Though it spans three decades, this book couldn't be more timely or more urgent. Elected officials have opened the floodgates to prejudices that have for half a century been unacceptable or at least undercover. In a passionate introduction, Dawkins calls on us to insist that reason take center stage and that gut feelings, even when they don’t represent the stirred dark waters of xenophobia, misogyny, or other blind prejudice, should stay out of the voting booth.
And in the essays themselves, newly annotated by the author, he investigates a number of issues, including the importance of empirical evidence, and decries bad science, religion in the schools, and climate-change deniers.
Dawkins has equal ardor for "the sacred truth of nature" and renders here with typical virtuosity the glories and complexities of the natural world.
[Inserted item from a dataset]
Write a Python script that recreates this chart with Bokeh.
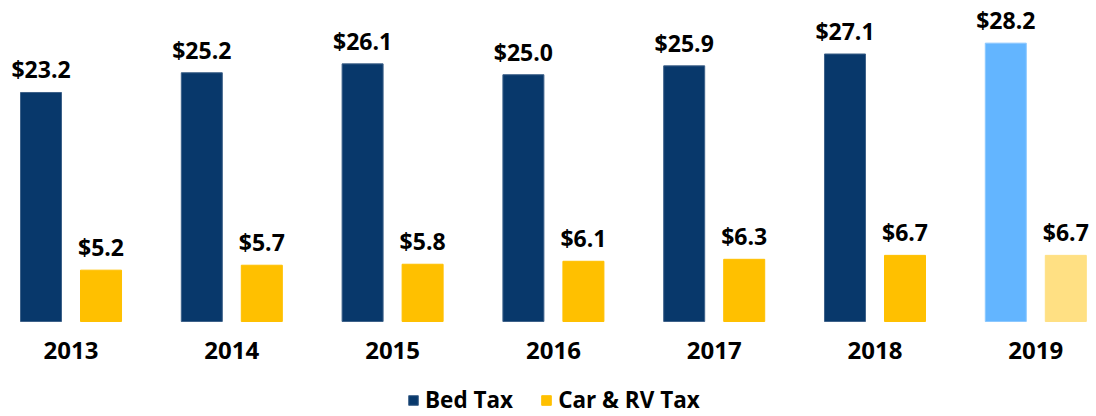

Woven into an exploration of the vastness of geological time, for instance, is the peculiar history of the giant tortoises and the sea turtles--whose journeys between water and land tell us a deeper story about evolution.
At this moment, when so many highly placed people still question the fact of evolution, Dawkins asks what Darwin would make of his own legacy--"a mixture of exhilaration and exasperation"--and celebrates science as possessing many of religion's virtues--"explanation, consolation, and uplift"--without its detriments of superstition and prejudice.
In a world grown irrational and hostile to facts, Science in the Soul is an essential collection by an indispensable author.